■ **Data shown**

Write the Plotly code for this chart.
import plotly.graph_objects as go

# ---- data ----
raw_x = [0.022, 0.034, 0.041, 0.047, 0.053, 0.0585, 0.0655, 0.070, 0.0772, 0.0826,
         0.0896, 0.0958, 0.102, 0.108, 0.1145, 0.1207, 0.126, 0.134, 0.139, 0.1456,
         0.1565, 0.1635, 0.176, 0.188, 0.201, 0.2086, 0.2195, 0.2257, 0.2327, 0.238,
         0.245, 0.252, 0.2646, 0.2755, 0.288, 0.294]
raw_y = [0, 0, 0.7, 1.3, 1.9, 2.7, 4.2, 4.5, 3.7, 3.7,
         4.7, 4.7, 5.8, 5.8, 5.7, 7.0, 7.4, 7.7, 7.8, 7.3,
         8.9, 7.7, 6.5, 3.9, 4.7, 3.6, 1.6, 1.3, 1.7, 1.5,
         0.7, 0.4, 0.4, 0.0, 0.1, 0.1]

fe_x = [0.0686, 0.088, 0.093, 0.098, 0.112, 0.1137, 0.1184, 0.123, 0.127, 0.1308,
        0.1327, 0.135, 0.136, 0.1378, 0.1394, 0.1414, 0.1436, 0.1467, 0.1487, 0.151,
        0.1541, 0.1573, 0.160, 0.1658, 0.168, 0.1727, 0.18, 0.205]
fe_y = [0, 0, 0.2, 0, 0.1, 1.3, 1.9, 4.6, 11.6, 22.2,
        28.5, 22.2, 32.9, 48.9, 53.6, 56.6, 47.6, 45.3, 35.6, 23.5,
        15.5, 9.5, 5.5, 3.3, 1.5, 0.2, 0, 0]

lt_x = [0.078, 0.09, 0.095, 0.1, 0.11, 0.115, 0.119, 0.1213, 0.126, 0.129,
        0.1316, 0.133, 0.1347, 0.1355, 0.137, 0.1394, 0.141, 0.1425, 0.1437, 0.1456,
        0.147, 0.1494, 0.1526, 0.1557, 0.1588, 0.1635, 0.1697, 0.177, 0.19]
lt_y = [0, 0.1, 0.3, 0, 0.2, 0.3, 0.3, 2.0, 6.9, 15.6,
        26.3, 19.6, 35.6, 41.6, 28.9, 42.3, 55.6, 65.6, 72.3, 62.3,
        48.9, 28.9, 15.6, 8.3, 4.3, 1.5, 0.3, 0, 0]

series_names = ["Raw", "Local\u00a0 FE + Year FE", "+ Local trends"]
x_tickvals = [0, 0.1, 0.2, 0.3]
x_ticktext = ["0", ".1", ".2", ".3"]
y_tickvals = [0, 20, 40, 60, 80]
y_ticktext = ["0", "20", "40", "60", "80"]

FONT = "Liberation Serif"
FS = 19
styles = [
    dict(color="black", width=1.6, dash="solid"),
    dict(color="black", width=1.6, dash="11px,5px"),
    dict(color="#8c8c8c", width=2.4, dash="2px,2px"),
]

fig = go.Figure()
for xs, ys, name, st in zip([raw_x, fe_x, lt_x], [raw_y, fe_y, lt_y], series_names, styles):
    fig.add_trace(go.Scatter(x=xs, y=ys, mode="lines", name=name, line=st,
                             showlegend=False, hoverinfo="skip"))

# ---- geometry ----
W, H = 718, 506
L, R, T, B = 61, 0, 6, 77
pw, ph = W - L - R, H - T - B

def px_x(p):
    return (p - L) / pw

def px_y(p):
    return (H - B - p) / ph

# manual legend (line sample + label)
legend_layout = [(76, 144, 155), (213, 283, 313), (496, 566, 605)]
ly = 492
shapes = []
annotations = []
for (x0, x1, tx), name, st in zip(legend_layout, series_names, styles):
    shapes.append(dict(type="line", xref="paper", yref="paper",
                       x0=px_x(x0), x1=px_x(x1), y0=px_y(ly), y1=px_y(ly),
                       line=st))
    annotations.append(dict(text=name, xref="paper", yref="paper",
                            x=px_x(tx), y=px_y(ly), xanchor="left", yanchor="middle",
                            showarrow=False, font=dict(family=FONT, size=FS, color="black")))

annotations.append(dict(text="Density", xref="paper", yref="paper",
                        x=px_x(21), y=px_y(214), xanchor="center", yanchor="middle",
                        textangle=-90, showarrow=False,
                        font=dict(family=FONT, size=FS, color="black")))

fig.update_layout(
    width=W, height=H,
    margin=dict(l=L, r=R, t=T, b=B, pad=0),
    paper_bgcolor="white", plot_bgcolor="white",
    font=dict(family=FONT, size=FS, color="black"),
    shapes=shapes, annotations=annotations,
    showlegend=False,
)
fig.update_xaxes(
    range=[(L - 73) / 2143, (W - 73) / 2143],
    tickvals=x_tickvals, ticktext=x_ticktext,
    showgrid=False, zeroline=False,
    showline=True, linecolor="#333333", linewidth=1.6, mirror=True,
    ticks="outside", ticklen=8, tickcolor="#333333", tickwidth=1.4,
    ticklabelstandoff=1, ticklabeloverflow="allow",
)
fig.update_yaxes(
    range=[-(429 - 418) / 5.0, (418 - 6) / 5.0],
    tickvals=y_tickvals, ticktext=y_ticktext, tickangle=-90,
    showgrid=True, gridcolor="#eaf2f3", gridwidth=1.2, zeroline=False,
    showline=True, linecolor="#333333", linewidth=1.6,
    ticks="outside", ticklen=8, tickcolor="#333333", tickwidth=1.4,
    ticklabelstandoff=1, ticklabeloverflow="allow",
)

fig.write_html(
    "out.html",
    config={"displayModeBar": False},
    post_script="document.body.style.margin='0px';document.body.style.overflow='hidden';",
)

---

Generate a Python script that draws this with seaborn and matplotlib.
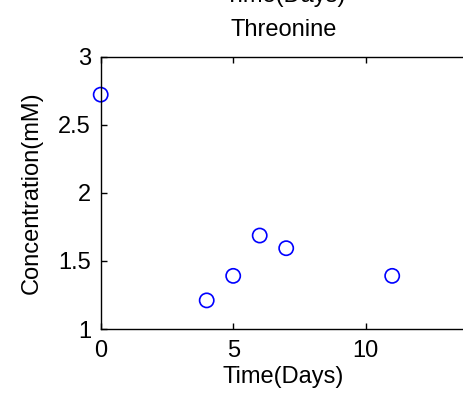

■ **Given request**
From the listing above, copy every line that holds the string "this".

■ **Worked solution**
Write the Plotly code for this chart.
Generate a Python script that draws this with seaborn and matplotlib.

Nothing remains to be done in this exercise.